Given instruction:
Strip the pictures and reproduce the rest of the listing exactly.
***** Supplied information
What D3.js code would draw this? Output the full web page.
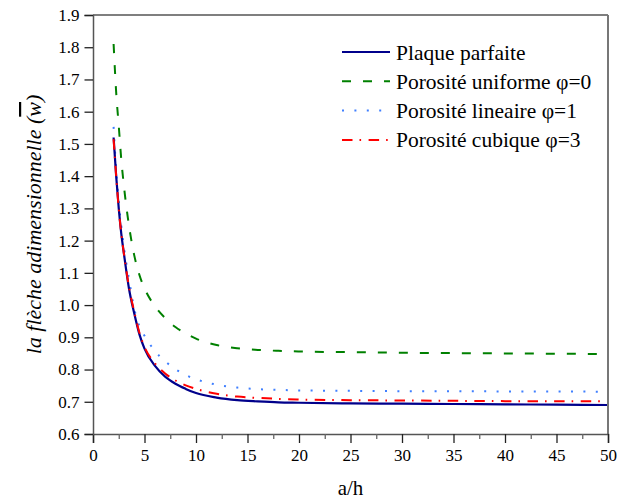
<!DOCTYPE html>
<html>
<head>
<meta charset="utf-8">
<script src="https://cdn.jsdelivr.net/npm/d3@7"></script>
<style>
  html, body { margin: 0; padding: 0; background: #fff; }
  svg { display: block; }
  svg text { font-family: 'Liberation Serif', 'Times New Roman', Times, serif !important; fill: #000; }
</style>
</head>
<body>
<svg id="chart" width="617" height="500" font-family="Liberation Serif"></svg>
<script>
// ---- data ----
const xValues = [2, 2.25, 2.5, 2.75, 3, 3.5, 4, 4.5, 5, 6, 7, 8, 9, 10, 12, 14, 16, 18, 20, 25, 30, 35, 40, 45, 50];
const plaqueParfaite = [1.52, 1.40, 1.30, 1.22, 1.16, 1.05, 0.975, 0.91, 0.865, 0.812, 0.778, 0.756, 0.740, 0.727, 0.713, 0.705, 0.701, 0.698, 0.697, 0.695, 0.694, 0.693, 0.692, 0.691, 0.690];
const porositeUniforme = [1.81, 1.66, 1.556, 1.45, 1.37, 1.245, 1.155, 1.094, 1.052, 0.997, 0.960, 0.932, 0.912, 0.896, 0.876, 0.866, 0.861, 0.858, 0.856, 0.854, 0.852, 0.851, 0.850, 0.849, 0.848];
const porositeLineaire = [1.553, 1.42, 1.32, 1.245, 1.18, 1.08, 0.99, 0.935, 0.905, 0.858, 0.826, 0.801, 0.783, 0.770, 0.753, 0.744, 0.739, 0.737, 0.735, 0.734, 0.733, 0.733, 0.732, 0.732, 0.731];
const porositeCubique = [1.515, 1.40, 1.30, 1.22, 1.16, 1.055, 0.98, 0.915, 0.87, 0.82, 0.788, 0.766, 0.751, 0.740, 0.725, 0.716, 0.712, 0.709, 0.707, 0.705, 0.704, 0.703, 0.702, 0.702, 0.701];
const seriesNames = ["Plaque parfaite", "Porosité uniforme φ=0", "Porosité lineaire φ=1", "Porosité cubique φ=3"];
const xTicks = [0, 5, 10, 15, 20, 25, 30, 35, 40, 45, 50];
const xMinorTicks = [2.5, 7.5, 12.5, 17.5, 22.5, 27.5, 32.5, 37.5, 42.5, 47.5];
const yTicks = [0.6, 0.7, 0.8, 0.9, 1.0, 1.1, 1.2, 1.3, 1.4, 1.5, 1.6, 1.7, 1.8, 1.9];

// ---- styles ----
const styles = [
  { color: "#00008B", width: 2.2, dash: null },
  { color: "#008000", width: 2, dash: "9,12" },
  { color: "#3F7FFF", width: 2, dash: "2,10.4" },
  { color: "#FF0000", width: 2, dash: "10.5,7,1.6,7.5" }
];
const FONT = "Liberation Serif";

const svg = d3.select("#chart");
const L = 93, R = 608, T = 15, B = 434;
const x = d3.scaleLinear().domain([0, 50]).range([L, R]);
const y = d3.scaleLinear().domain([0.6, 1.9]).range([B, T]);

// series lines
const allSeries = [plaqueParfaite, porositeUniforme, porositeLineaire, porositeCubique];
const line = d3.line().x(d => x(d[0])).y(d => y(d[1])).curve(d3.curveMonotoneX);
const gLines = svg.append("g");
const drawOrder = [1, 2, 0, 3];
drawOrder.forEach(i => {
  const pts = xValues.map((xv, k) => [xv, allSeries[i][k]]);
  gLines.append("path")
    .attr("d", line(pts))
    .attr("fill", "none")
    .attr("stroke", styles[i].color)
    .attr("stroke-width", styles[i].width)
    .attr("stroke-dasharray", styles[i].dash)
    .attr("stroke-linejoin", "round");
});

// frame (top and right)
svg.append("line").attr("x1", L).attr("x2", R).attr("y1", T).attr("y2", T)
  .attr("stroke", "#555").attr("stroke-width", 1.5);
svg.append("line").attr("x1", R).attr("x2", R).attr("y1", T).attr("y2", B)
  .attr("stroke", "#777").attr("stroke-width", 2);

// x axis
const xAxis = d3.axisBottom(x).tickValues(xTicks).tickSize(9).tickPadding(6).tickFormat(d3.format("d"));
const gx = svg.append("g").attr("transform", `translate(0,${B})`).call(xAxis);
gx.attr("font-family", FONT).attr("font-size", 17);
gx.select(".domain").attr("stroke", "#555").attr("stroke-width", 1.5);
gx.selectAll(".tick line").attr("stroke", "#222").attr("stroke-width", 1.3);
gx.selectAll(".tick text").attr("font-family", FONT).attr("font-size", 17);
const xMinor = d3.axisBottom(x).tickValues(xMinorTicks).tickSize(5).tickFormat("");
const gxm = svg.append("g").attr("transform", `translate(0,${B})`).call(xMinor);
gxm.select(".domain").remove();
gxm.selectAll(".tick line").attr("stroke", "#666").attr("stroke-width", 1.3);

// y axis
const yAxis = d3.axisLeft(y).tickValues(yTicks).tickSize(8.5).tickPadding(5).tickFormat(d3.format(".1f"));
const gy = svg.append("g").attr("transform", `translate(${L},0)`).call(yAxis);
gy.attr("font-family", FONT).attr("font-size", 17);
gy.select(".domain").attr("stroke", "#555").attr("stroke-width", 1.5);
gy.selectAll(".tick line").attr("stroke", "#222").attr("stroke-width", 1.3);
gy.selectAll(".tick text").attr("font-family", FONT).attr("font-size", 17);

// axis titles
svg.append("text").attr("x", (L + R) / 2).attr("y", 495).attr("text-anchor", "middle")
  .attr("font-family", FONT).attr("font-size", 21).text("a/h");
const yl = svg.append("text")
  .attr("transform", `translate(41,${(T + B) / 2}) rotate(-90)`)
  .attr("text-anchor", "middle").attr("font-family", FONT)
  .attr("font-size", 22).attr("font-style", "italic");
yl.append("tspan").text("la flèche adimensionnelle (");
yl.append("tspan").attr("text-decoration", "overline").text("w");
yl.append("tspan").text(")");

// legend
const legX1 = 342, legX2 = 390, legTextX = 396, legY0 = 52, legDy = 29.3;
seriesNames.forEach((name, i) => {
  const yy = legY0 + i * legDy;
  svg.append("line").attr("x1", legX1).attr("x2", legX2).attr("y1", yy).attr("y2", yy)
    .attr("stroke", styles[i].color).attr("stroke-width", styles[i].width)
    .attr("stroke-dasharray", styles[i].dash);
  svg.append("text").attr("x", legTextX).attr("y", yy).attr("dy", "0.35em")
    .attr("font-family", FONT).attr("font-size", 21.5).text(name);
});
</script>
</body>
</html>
**********
Output below:
What D3.js code would draw this? Output the full web page.
<!DOCTYPE html>
<html>
<head>
<meta charset="utf-8">
<script src="https://cdn.jsdelivr.net/npm/d3@7"></script>
<style>
  html, body { margin: 0; padding: 0; background: #fff; }
  svg { display: block; }
  svg text { font-family: 'Liberation Serif', 'Times New Roman', Times, serif !important; fill: #000; }
</style>
</head>
<body>
<svg id="chart" width="617" height="500" font-family="Liberation Serif"></svg>
<script>
// ---- data ----
const xValues = [2, 2.25, 2.5, 2.75, 3, 3.5, 4, 4.5, 5, 6, 7, 8, 9, 10, 12, 14, 16, 18, 20, 25, 30, 35, 40, 45, 50];
const plaqueParfaite = [1.52, 1.40, 1.30, 1.22, 1.16, 1.05, 0.975, 0.91, 0.865, 0.812, 0.778, 0.756, 0.740, 0.727, 0.713, 0.705, 0.701, 0.698, 0.697, 0.695, 0.694, 0.693, 0.692, 0.691, 0.690];
const porositeUniforme = [1.81, 1.66, 1.556, 1.45, 1.37, 1.245, 1.155, 1.094, 1.052, 0.997, 0.960, 0.932, 0.912, 0.896, 0.876, 0.866, 0.861, 0.858, 0.856, 0.854, 0.852, 0.851, 0.850, 0.849, 0.848];
const porositeLineaire = [1.553, 1.42, 1.32, 1.245, 1.18, 1.08, 0.99, 0.935, 0.905, 0.858, 0.826, 0.801, 0.783, 0.770, 0.753, 0.744, 0.739, 0.737, 0.735, 0.734, 0.733, 0.733, 0.732, 0.732, 0.731];
const porositeCubique = [1.515, 1.40, 1.30, 1.22, 1.16, 1.055, 0.98, 0.915, 0.87, 0.82, 0.788, 0.766, 0.751, 0.740, 0.725, 0.716, 0.712, 0.709, 0.707, 0.705, 0.704, 0.703, 0.702, 0.702, 0.701];
const seriesNames = ["Plaque parfaite", "Porosité uniforme φ=0", "Porosité lineaire φ=1", "Porosité cubique φ=3"];
const xTicks = [0, 5, 10, 15, 20, 25, 30, 35, 40, 45, 50];
const xMinorTicks = [2.5, 7.5, 12.5, 17.5, 22.5, 27.5, 32.5, 37.5, 42.5, 47.5];
const yTicks = [0.6, 0.7, 0.8, 0.9, 1.0, 1.1, 1.2, 1.3, 1.4, 1.5, 1.6, 1.7, 1.8, 1.9];

// ---- styles ----
const styles = [
  { color: "#00008B", width: 2.2, dash: null },
  { color: "#008000", width: 2, dash: "9,12" },
  { color: "#3F7FFF", width: 2, dash: "2,10.4" },
  { color: "#FF0000", width: 2, dash: "10.5,7,1.6,7.5" }
];
const FONT = "Liberation Serif";

const svg = d3.select("#chart");
const L = 93, R = 608, T = 15, B = 434;
const x = d3.scaleLinear().domain([0, 50]).range([L, R]);
const y = d3.scaleLinear().domain([0.6, 1.9]).range([B, T]);

// series lines
const allSeries = [plaqueParfaite, porositeUniforme, porositeLineaire, porositeCubique];
const line = d3.line().x(d => x(d[0])).y(d => y(d[1])).curve(d3.curveMonotoneX);
const gLines = svg.append("g");
const drawOrder = [1, 2, 0, 3];
drawOrder.forEach(i => {
  const pts = xValues.map((xv, k) => [xv, allSeries[i][k]]);
  gLines.append("path")
    .attr("d", line(pts))
    .attr("fill", "none")
    .attr("stroke", styles[i].color)
    .attr("stroke-width", styles[i].width)
    .attr("stroke-dasharray", styles[i].dash)
    .attr("stroke-linejoin", "round");
});

// frame (top and right)
svg.append("line").attr("x1", L).attr("x2", R).attr("y1", T).attr("y2", T)
  .attr("stroke", "#555").attr("stroke-width", 1.5);
svg.append("line").attr("x1", R).attr("x2", R).attr("y1", T).attr("y2", B)
  .attr("stroke", "#777").attr("stroke-width", 2);

// x axis
const xAxis = d3.axisBottom(x).tickValues(xTicks).tickSize(9).tickPadding(6).tickFormat(d3.format("d"));
const gx = svg.append("g").attr("transform", `translate(0,${B})`).call(xAxis);
gx.attr("font-family", FONT).attr("font-size", 17);
gx.select(".domain").attr("stroke", "#555").attr("stroke-width", 1.5);
gx.selectAll(".tick line").attr("stroke", "#222").attr("stroke-width", 1.3);
gx.selectAll(".tick text").attr("font-family", FONT).attr("font-size", 17);
const xMinor = d3.axisBottom(x).tickValues(xMinorTicks).tickSize(5).tickFormat("");
const gxm = svg.append("g").attr("transform", `translate(0,${B})`).call(xMinor);
gxm.select(".domain").remove();
gxm.selectAll(".tick line").attr("stroke", "#666").attr("stroke-width", 1.3);

// y axis
const yAxis = d3.axisLeft(y).tickValues(yTicks).tickSize(8.5).tickPadding(5).tickFormat(d3.format(".1f"));
const gy = svg.append("g").attr("transform", `translate(${L},0)`).call(yAxis);
gy.attr("font-family", FONT).attr("font-size", 17);
gy.select(".domain").attr("stroke", "#555").attr("stroke-width", 1.5);
gy.selectAll(".tick line").attr("stroke", "#222").attr("stroke-width", 1.3);
gy.selectAll(".tick text").attr("font-family", FONT).attr("font-size", 17);

// axis titles
svg.append("text").attr("x", (L + R) / 2).attr("y", 495).attr("text-anchor", "middle")
  .attr("font-family", FONT).attr("font-size", 21).text("a/h");
const yl = svg.append("text")
  .attr("transform", `translate(41,${(T + B) / 2}) rotate(-90)`)
  .attr("text-anchor", "middle").attr("font-family", FONT)
  .attr("font-size", 22).attr("font-style", "italic");
yl.append("tspan").text("la flèche adimensionnelle (");
yl.append("tspan").attr("text-decoration", "overline").text("w");
yl.append("tspan").text(")");

// legend
const legX1 = 342, legX2 = 390, legTextX = 396, legY0 = 52, legDy = 29.3;
seriesNames.forEach((name, i) => {
  const yy = legY0 + i * legDy;
  svg.append("line").attr("x1", legX1).attr("x2", legX2).attr("y1", yy).attr("y2", yy)
    .attr("stroke", styles[i].color).attr("stroke-width", styles[i].width)
    .attr("stroke-dasharray", styles[i].dash);
  svg.append("text").attr("x", legTextX).attr("y", yy).attr("dy", "0.35em")
    .attr("font-family", FONT).attr("font-size", 21.5).text(name);
});
</script>
</body>
</html>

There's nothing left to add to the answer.